### Exercise details
Return, exactly as written, the lines that start at the one holding "Write the D3.js code for this chart." and end at the one holding "var yTicks = [0, 1, 2, 3, 4, 5, 6, 7];", with both of those lines kept. Skip any pictures.

### Records supplied
* START *

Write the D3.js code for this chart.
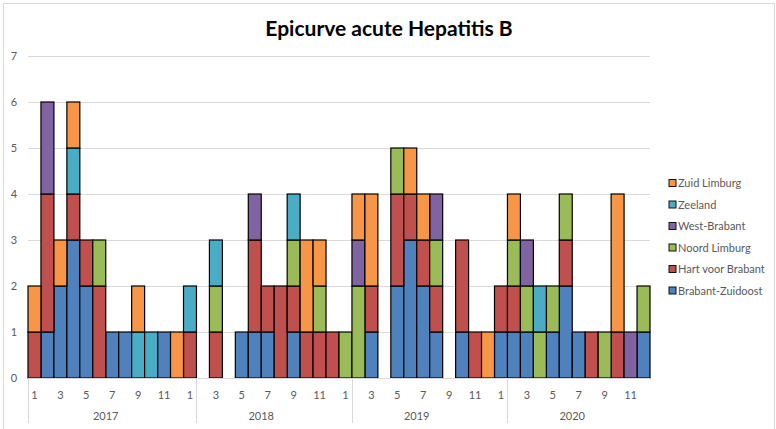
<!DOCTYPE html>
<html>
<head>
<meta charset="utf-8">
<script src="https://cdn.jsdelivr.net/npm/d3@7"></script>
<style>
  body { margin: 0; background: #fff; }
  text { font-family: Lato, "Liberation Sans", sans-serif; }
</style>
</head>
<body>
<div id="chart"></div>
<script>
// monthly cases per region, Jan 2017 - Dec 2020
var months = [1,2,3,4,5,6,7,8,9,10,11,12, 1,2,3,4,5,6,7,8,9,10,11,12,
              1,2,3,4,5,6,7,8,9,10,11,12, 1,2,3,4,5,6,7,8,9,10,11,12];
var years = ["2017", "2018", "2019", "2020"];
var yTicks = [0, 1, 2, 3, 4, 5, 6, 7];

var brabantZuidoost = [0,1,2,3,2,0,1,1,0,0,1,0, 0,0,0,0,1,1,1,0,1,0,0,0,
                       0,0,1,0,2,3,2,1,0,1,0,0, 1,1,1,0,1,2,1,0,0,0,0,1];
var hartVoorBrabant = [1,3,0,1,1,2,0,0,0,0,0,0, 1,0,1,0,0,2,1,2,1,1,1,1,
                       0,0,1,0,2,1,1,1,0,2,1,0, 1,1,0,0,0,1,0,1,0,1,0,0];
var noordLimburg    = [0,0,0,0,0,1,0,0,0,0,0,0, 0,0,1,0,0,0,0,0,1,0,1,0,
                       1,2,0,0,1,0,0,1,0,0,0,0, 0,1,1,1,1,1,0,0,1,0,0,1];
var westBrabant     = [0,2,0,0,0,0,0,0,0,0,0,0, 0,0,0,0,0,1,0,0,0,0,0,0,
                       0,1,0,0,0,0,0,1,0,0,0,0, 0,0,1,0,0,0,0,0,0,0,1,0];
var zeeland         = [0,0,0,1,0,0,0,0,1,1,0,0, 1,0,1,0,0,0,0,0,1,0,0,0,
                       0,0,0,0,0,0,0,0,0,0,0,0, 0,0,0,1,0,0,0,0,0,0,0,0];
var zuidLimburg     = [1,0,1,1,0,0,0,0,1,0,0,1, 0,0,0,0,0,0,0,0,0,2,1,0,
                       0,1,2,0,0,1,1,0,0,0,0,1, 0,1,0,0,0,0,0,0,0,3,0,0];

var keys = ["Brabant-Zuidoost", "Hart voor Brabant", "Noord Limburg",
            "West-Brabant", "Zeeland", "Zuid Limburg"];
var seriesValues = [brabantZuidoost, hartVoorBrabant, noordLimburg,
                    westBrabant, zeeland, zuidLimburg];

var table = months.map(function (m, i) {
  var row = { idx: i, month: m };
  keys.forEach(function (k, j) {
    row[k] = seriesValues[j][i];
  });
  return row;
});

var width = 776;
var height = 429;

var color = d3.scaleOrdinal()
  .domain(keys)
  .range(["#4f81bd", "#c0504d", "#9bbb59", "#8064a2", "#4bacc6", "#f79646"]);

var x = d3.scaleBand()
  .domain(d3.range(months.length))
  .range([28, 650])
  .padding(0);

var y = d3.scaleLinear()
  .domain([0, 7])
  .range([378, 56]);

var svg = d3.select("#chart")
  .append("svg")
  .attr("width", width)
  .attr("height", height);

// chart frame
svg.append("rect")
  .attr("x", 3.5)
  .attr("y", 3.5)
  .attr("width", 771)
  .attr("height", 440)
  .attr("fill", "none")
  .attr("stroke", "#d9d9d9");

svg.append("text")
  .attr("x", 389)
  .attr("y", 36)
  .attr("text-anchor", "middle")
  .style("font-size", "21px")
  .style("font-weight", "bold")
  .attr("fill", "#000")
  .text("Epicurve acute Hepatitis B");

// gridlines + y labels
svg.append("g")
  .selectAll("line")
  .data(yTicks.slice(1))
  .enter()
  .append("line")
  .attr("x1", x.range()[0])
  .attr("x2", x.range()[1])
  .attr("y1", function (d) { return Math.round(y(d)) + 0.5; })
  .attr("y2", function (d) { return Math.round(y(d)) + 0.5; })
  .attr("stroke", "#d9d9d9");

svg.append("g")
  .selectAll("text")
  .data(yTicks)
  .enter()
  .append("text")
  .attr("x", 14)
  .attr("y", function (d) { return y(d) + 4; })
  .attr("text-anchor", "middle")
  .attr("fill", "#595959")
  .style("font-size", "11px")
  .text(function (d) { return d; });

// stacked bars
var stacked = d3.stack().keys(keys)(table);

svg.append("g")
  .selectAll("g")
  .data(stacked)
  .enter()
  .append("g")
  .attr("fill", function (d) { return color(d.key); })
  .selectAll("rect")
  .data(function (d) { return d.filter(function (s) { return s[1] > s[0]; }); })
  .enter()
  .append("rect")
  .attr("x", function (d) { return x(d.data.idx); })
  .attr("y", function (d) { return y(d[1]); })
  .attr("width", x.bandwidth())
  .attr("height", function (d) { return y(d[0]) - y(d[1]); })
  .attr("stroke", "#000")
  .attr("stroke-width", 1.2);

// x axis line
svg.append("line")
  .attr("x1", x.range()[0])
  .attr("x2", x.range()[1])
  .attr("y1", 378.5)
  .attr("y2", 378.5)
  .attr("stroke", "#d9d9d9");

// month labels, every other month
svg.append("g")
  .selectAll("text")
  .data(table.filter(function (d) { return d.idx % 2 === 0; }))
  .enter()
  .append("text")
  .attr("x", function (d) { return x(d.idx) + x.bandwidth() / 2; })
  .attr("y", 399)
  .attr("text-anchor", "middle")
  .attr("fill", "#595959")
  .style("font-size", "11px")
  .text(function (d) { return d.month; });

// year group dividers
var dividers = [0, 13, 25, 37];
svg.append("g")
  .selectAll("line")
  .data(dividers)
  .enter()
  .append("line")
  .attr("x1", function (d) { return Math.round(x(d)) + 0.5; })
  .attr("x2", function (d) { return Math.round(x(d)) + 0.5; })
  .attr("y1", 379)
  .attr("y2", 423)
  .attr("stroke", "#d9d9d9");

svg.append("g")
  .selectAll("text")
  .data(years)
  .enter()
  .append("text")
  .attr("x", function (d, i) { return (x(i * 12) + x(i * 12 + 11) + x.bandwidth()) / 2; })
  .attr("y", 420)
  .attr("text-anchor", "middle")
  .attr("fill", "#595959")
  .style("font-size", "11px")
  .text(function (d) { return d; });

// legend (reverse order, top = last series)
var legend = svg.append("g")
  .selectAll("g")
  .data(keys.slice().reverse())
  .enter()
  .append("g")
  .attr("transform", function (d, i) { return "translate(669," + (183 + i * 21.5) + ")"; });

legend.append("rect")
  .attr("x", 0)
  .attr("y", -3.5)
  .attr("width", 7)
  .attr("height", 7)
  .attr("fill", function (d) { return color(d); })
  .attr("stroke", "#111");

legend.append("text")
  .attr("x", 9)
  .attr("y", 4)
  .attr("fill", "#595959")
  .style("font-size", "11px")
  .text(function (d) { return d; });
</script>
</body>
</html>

* END *
* START *

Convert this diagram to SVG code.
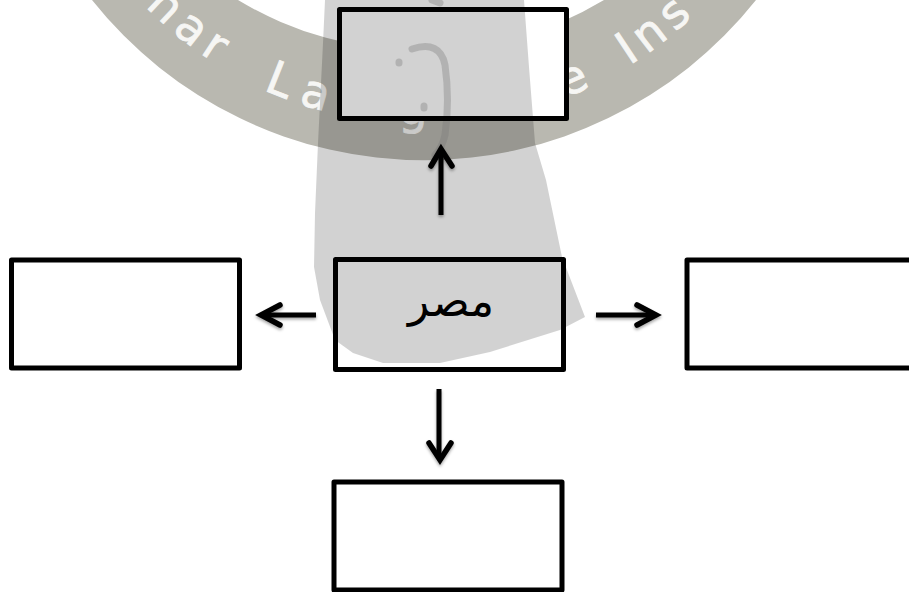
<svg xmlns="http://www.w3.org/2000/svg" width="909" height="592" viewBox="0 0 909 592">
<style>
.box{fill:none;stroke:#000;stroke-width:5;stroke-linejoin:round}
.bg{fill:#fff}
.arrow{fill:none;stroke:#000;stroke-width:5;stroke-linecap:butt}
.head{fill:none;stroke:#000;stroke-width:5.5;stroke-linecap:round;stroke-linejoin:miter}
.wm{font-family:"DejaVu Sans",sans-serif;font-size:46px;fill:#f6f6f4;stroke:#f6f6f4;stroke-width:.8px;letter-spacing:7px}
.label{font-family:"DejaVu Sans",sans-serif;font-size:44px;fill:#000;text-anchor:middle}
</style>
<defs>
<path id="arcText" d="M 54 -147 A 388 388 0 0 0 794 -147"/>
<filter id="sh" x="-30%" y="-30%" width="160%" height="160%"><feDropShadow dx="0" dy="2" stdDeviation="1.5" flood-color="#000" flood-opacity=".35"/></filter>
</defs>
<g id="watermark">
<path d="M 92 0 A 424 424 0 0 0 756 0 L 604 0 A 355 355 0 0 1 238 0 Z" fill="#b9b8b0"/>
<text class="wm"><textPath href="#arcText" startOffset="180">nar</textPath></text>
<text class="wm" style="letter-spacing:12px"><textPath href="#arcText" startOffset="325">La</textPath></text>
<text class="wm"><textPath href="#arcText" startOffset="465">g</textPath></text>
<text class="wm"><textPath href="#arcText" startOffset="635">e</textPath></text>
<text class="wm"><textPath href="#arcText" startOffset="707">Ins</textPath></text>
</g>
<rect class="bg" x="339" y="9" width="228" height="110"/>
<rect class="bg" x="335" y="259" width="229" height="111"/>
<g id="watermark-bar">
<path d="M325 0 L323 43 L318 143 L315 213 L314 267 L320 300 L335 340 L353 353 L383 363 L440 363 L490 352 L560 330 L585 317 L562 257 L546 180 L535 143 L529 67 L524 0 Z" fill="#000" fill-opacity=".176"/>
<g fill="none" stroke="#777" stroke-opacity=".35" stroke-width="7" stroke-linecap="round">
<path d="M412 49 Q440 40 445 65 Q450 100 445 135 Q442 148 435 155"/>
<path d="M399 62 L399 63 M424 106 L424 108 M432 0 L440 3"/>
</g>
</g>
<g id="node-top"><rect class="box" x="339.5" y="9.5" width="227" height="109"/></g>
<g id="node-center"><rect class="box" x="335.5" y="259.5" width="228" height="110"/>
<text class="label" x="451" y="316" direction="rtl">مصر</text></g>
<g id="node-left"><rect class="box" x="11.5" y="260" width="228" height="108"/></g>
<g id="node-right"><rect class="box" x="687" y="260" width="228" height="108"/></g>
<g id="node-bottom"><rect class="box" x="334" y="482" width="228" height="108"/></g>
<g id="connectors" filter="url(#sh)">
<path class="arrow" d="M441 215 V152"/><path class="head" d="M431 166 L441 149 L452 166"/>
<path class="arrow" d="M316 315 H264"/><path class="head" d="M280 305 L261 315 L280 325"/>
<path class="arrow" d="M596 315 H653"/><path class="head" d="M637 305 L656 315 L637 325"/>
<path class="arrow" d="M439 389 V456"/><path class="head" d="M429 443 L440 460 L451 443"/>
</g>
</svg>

* END *

### Completed exercise
Write the D3.js code for this chart.
<!DOCTYPE html>
<html>
<head>
<meta charset="utf-8">
<script src="https://cdn.jsdelivr.net/npm/d3@7"></script>
<style>
  body { margin: 0; background: #fff; }
  text { font-family: Lato, "Liberation Sans", sans-serif; }
</style>
</head>
<body>
<div id="chart"></div>
<script>
// monthly cases per region, Jan 2017 - Dec 2020
var months = [1,2,3,4,5,6,7,8,9,10,11,12, 1,2,3,4,5,6,7,8,9,10,11,12,
              1,2,3,4,5,6,7,8,9,10,11,12, 1,2,3,4,5,6,7,8,9,10,11,12];
var years = ["2017", "2018", "2019", "2020"];
var yTicks = [0, 1, 2, 3, 4, 5, 6, 7];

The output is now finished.